Set problem - What lines of the data include the string "this"? Copy them all.

Stored data -
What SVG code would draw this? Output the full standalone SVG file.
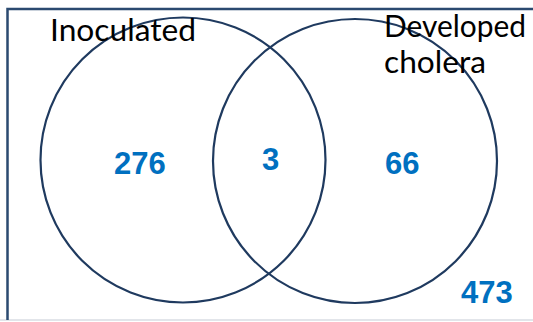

--

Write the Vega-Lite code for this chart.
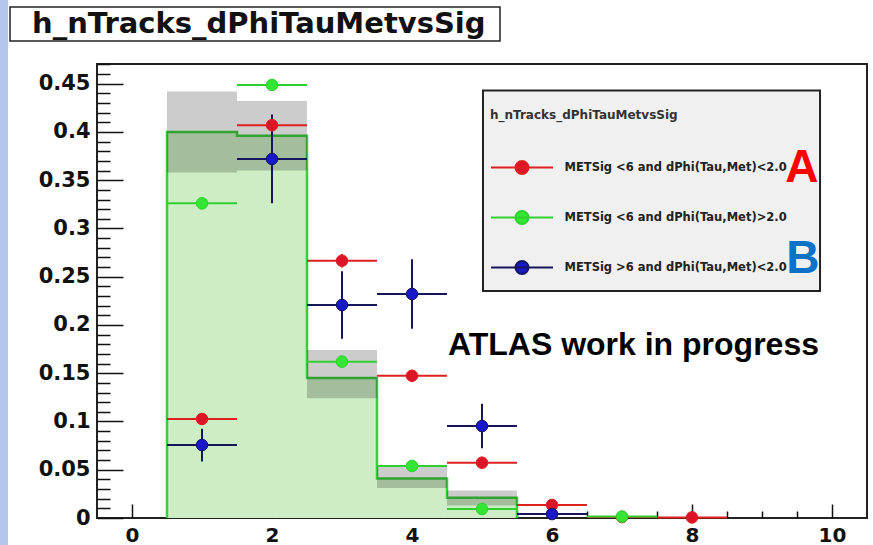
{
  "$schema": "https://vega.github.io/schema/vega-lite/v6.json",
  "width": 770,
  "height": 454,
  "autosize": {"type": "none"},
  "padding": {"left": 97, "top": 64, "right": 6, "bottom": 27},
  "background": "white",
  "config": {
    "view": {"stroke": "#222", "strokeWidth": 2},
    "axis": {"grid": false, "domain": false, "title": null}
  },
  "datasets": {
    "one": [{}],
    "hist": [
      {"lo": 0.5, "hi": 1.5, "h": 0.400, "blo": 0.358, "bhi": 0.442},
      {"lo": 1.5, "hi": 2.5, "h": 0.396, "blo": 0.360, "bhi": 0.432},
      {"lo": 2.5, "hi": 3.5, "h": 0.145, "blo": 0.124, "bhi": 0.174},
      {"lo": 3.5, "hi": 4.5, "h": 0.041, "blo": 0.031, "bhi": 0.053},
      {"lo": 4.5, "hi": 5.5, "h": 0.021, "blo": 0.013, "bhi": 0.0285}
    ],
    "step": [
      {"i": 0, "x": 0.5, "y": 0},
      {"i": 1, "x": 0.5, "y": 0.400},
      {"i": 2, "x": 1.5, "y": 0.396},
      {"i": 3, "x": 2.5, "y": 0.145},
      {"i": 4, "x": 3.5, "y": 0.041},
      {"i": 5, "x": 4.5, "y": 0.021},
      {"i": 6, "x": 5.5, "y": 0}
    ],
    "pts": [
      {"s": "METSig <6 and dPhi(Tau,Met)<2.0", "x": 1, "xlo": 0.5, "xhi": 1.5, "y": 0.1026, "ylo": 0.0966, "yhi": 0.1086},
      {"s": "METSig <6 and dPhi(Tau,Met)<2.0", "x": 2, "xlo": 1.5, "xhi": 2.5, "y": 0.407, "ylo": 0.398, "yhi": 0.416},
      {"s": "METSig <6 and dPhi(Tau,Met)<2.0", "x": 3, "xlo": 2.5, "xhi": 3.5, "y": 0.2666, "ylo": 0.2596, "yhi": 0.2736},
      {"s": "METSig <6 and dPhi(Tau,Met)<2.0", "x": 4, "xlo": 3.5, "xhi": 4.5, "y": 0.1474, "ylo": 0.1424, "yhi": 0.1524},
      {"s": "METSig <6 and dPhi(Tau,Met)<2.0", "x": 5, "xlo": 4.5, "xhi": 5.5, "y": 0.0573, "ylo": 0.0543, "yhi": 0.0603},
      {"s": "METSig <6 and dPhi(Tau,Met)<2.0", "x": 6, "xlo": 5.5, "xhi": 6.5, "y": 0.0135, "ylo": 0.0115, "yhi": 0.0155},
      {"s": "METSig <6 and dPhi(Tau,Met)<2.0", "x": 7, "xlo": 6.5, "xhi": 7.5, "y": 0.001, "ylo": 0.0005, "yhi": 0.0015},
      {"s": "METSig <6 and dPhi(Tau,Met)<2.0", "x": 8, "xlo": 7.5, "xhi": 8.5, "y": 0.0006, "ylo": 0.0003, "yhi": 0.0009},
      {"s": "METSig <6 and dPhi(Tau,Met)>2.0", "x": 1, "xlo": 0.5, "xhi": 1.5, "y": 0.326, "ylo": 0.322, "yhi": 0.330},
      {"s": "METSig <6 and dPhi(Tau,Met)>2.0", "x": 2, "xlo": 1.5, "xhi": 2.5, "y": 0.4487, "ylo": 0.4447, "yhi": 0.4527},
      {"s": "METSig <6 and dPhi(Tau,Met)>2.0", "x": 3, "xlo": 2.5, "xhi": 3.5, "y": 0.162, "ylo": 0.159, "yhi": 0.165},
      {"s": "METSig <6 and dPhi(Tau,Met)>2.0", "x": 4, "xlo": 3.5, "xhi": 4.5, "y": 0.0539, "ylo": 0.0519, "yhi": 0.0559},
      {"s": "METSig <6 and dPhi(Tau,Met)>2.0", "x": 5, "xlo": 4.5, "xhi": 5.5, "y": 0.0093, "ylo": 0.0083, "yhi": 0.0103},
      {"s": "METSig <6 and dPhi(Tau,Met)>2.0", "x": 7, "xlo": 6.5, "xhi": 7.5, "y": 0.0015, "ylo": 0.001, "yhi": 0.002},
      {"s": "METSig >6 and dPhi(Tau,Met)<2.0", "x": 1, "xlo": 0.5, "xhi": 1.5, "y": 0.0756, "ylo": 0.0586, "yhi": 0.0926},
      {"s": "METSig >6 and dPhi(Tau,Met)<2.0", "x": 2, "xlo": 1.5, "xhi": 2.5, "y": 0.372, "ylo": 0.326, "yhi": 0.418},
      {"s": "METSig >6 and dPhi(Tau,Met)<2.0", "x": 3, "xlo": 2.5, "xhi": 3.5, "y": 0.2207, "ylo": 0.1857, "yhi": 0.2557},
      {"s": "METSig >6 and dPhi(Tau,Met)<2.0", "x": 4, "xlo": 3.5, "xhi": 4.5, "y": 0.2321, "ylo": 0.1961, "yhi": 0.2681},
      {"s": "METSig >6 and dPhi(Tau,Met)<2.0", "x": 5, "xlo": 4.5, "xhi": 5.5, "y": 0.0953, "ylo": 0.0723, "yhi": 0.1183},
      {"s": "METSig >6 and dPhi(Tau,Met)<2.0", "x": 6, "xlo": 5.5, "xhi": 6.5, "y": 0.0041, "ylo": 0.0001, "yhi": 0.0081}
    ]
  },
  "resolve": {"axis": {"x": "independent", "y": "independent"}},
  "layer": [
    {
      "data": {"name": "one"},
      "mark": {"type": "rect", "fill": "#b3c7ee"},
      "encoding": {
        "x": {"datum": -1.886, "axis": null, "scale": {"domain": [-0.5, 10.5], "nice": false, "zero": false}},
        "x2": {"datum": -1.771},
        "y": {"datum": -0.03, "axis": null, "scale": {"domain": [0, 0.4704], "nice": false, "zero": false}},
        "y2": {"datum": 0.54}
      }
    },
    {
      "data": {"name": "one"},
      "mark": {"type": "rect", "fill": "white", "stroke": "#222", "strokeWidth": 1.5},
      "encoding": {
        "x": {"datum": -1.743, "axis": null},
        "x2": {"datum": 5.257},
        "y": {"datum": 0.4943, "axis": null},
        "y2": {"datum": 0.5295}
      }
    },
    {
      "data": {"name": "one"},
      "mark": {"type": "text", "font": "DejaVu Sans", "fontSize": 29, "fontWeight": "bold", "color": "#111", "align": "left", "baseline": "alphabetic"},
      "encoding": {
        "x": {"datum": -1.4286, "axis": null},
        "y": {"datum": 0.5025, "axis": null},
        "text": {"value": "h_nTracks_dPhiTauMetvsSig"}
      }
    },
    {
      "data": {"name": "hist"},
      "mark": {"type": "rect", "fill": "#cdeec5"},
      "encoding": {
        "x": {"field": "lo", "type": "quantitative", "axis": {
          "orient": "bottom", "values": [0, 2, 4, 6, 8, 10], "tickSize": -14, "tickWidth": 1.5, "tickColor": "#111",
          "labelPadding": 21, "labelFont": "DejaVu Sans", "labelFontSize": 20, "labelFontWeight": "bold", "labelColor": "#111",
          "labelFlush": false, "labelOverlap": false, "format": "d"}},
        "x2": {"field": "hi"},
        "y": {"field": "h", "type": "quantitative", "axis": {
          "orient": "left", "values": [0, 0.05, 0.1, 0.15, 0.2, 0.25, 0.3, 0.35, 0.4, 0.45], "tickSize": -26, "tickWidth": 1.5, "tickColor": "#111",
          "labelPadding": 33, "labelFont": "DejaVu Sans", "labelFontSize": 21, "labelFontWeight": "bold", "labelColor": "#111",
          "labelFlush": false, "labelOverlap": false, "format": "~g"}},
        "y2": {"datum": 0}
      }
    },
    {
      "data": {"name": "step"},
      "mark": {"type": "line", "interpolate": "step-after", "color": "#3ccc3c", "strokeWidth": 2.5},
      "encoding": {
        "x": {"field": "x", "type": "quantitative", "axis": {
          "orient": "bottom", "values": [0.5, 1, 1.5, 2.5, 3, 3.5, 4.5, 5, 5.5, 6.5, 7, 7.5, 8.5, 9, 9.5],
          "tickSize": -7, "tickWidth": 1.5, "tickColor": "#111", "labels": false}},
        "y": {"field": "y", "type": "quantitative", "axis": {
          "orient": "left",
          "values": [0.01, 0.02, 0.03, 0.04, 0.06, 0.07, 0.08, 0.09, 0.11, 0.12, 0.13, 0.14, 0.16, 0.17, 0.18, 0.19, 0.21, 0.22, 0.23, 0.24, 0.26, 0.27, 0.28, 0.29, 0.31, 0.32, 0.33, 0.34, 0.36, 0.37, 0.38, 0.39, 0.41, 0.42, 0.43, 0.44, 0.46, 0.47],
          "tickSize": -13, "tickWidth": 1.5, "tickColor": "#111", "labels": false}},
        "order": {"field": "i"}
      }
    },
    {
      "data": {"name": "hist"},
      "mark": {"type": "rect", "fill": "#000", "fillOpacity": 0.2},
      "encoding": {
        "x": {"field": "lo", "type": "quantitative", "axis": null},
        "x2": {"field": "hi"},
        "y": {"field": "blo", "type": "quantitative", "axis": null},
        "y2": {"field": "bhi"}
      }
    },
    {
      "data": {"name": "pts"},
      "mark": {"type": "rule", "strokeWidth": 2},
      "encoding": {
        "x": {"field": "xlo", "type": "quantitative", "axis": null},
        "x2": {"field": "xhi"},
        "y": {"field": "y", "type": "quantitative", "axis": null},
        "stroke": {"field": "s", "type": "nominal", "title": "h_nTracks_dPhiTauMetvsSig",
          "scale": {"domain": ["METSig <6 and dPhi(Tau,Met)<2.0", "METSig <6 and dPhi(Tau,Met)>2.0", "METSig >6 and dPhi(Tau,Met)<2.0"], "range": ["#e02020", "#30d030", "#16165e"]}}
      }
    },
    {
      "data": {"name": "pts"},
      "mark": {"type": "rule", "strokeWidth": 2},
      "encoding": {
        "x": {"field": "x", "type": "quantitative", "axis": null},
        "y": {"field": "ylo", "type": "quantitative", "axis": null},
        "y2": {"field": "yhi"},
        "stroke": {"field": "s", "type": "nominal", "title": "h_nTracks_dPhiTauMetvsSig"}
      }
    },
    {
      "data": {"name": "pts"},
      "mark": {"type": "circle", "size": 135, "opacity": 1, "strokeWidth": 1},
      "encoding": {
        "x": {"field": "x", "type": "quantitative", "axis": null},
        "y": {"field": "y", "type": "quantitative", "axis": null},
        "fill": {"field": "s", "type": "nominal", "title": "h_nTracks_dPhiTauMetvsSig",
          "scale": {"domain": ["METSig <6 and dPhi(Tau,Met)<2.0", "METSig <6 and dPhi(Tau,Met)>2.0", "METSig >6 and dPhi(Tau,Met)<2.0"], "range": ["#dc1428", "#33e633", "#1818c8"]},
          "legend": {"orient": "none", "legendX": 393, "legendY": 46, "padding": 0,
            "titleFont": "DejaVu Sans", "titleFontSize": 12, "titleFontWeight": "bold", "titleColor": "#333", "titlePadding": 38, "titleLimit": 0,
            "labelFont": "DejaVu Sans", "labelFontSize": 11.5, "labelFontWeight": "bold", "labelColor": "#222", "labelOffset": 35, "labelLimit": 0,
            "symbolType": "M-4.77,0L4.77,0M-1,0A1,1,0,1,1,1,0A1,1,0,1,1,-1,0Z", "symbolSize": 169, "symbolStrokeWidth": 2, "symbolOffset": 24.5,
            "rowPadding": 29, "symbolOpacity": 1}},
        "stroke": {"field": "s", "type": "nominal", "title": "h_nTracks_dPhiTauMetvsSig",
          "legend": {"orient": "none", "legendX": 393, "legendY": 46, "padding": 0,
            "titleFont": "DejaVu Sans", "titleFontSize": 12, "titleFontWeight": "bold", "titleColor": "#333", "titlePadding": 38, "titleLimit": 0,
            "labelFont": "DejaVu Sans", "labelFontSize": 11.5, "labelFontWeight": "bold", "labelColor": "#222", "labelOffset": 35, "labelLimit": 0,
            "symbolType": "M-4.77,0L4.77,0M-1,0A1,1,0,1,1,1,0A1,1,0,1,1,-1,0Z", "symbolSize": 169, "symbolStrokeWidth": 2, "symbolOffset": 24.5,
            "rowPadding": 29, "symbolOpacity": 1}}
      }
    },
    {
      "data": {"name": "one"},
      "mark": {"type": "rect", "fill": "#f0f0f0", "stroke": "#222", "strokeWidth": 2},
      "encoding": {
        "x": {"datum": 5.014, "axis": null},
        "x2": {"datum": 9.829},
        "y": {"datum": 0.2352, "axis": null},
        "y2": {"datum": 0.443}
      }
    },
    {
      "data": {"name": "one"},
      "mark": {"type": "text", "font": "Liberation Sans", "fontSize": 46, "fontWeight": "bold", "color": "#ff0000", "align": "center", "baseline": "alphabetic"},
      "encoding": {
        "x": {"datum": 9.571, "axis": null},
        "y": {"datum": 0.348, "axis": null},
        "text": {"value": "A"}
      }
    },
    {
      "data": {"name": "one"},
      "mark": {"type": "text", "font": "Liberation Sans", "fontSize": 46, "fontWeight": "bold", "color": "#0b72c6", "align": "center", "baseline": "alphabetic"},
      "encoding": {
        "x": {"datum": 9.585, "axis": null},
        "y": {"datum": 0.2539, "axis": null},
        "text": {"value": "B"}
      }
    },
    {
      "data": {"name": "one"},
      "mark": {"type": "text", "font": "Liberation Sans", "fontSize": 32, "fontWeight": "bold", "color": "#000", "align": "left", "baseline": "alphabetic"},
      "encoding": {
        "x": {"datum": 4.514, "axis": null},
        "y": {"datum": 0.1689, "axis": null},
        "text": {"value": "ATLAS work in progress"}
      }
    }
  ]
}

Exercise output -
What SVG code would draw this? Output the full standalone SVG file.
Write the Vega-Lite code for this chart.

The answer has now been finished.